Conversa com

Wendy Nanan: Arte como um lugar de liberdade para definir a si mesma

Em cartaz na mostra Everything slackens in a wreck, na Ford Foundation, em Nova York, a artista de Trinidade e Tobago de origem indiana conta sobre sua trajetória e dos desafios de pensar a arte como um exercício de liberdade para narrar sua visão particular de mundo.

C&AL: Como você definiria o tema do seu trabalho e você como artista?

WN: O tema da minha vida é de uma feminista de etnia indiana que vive em uma comunidade insular afro-caribenha. Meu dever como artista não é criar quadros bonitos, mas sim comentar essa vida, visualmente, do meu ponto de vista especial – uma mulher, com herança da Índia Oriental, observadora da política pós-colonial das ilhas, desenhando a partir desse rico pano de fundo multicultural.
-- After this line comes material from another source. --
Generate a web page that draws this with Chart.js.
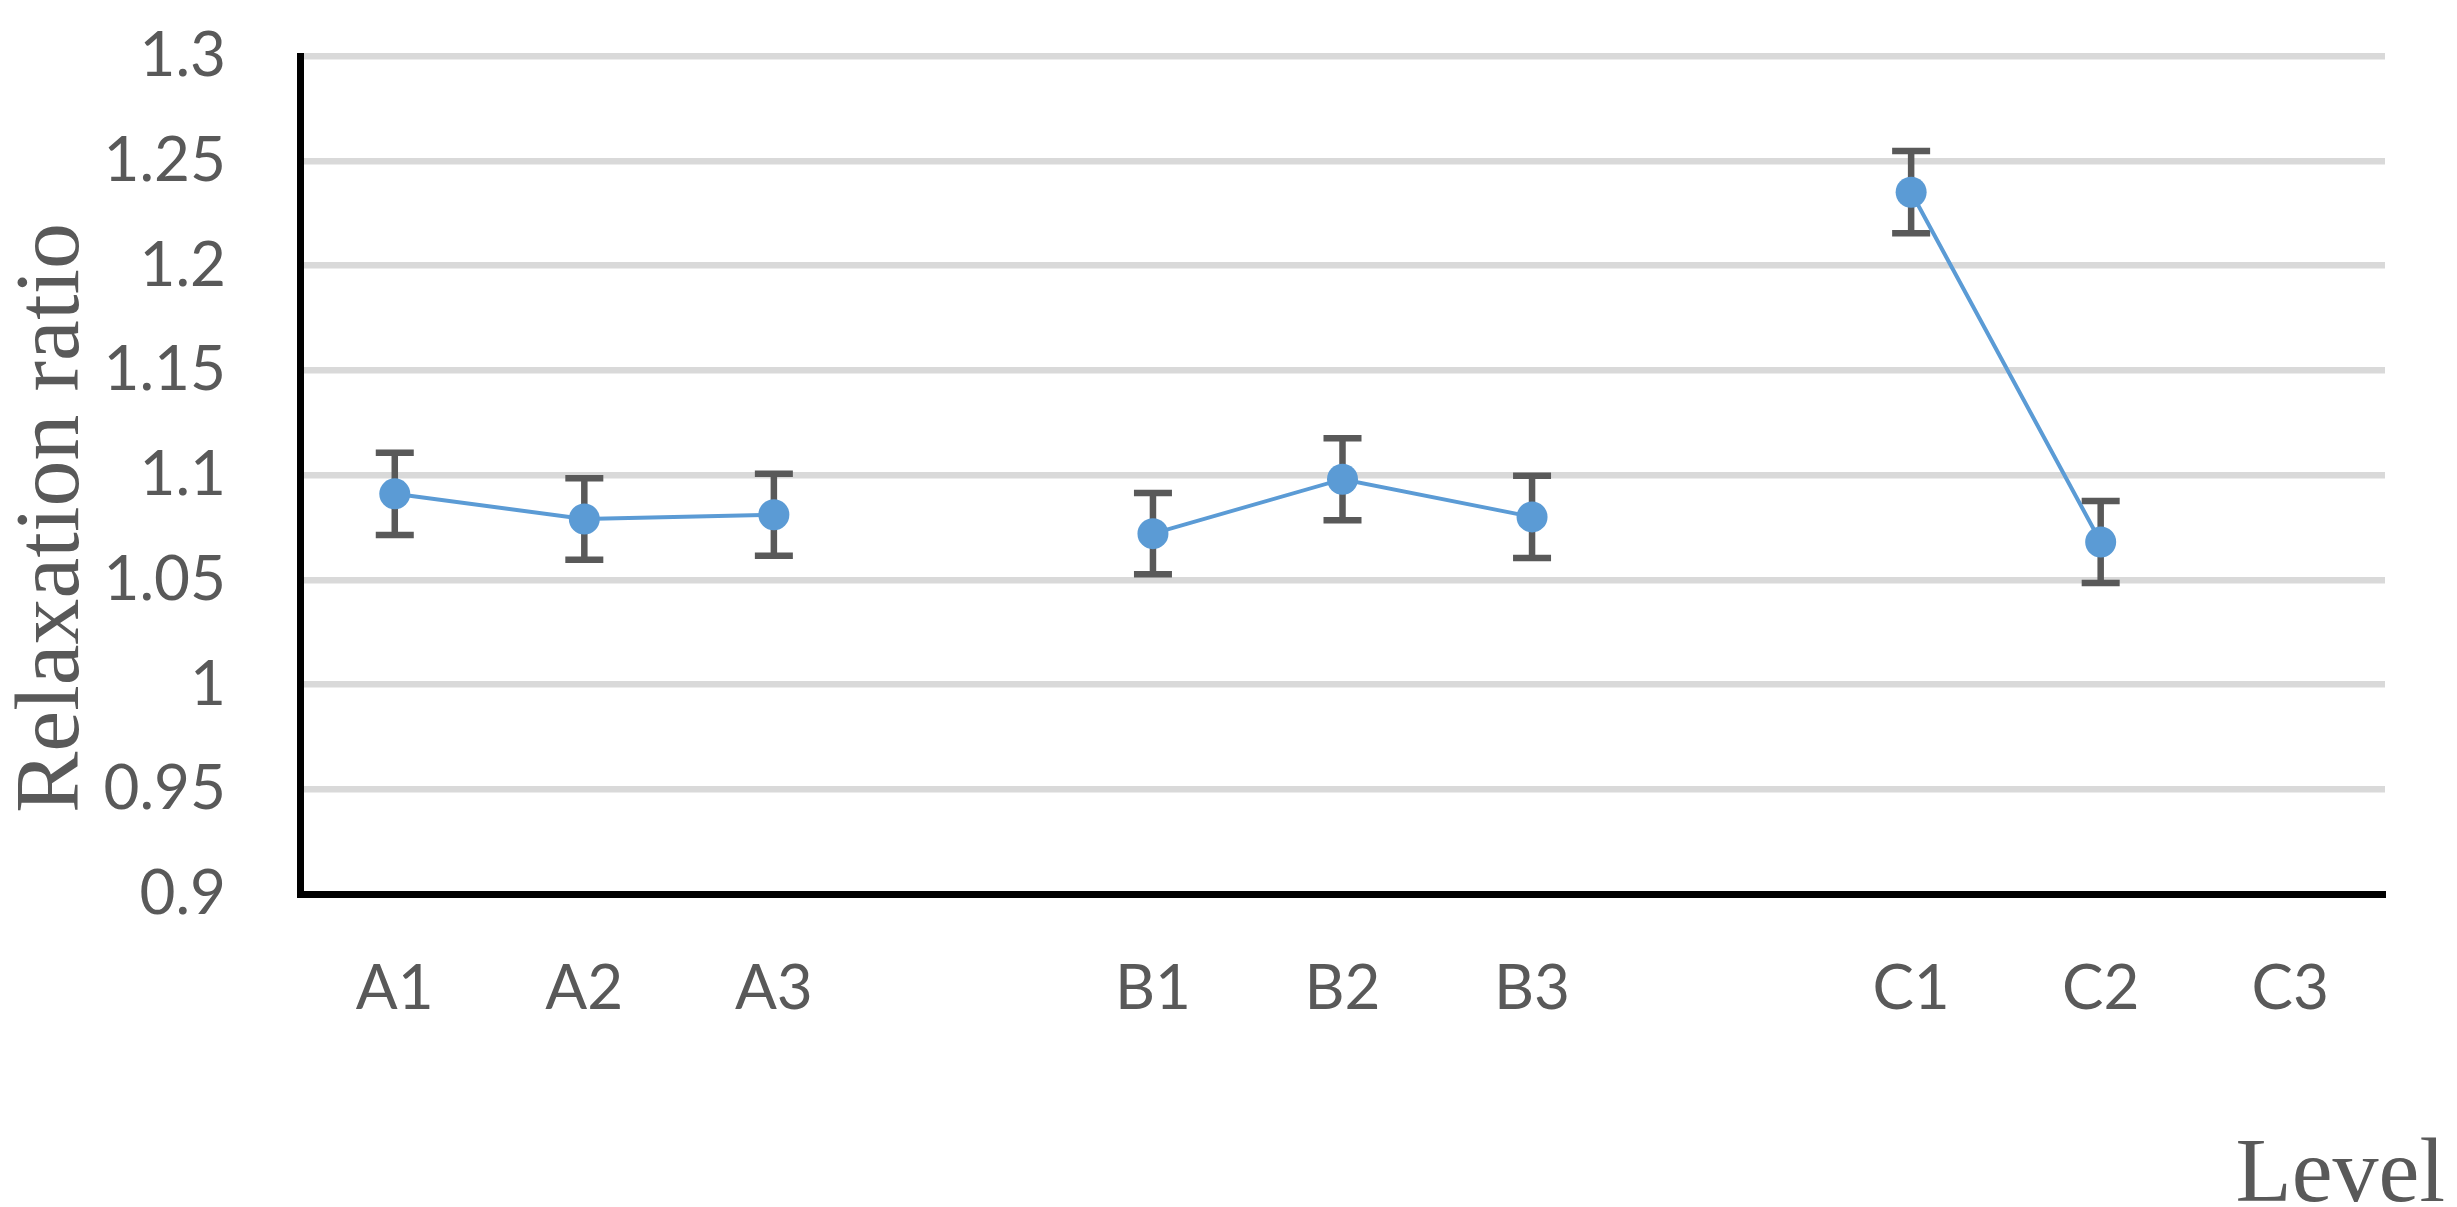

C&AL: O momento na faculdade no Reino Unido em que se começa a trabalhar com papel machê, e deixa de fazer pintura mural, parece um ponto de virada importante na sua prática. Como olha para essa época hoje em dia?

WN: Se as roupas que as pessoas lhe dão fazem você se sentir desconfortável, sempre vai ter vontade de se despir. Esse foi um momento de encontrar a minha própria identidade e voz. E perceber que o meu passado de Trinidade estava repleto de uma fonte profunda de imagens e ideias que eram endêmicas para este estado insular, para esta creolização da vida natal indiana dos pujas e do carnaval, e é por isso que precisava regressar a ele. Ainda assim, as pessoas tentam definir a sua voz, “não é africano, por isso não deve falar sobre assuntos negros”. Não tente me dizer o que eu sou, sou o que me move a falar.

C&AL: Do mesmo modo, quando começou a desenhar cenas de jogos de cricket naquela altura, essa foi também uma forma de inserir seus antepassados culturais indianos em seu trabalho. Em ambos os casos, a escolha do tema e do material parece ser uma escolha muito política e nada aleatória. Foi sempre assim para você?

WN: Sinto que a vida e as decisões que se tomam são todas políticas, não há separação. Você chega até elas por histórias pessoais que reagem em um ambiente, lutando pelo próprio espaço e obtendo o respeito e a igualdade nesse lugar. Digo às pessoas que luto contra muitas desvantagens na minha carreira: 1. Sou mulher; 2. Sou indiana; 3. Venho de uma classe média; e 4. Não estou disposta a agradar panelinhas. Na verdade, não há nada de atraente em mim, costumam dizer “Wendy Nanan, ela é muito difícil de lidar”. Sim.

C&AL: Você teve recentemente uma exposição individual retrospectiva no AMA | Art Museum of the Americas em Washington D.C., e agora você está participando desta exposição coletiva na Galeria da Fundação Ford, em Nova York. Tem sido um período intenso em termos de trabalho esses últimos anos de pandemia? O que você está planejando agora?

WN: O isolamento da pandemia tem funcionado como um momento importante para ficar sozinha e resolver as coisas que já tinha vontade de fazer um dia. Descobrir bonecas guardadas em uma mala e reimaginar as razões pelas quais sempre me senti intrigada por elas e as recolhi. Quando visitei Cuba, cerca de 10 anos atrás, comprei duas bonecas em uma loja de turismo. Fiquei meio surpresa que caricaturas de negros com esse tipo de conotação negativa estivessem sendo vendidas em Cuba. Eu só esperava encontrá-las nos estados insulares menores. É isso que o turista espera como representações de nós mesmos? Os artesãos locais as fabricam e fornecem, por isso deve vender. Promovemos nossas histórias de escravidão e servidão como itens comercialmente viáveis. Estou agora trabalhando em fazer dioramas para as bonecas da Índia Ocidental que venho coletando há anos em minhas viagens pelo Caribe. O trabalho trata da identidade, como nos apresentamos ao mercado turístico e por quê. Além de uma exposição dessas esculturas, gostaria de organizar um fórum com um público de artistas que repensam questões de identidade, o que vende, nosso amor pela nostalgia como assunto.

Wendy Nanan é uma artista de origem indiana, nascida e radicada na ilha caribenha de Trinidade e Tobago.

Nathalia Lavigne é pesquisadora, jornalista e curadora.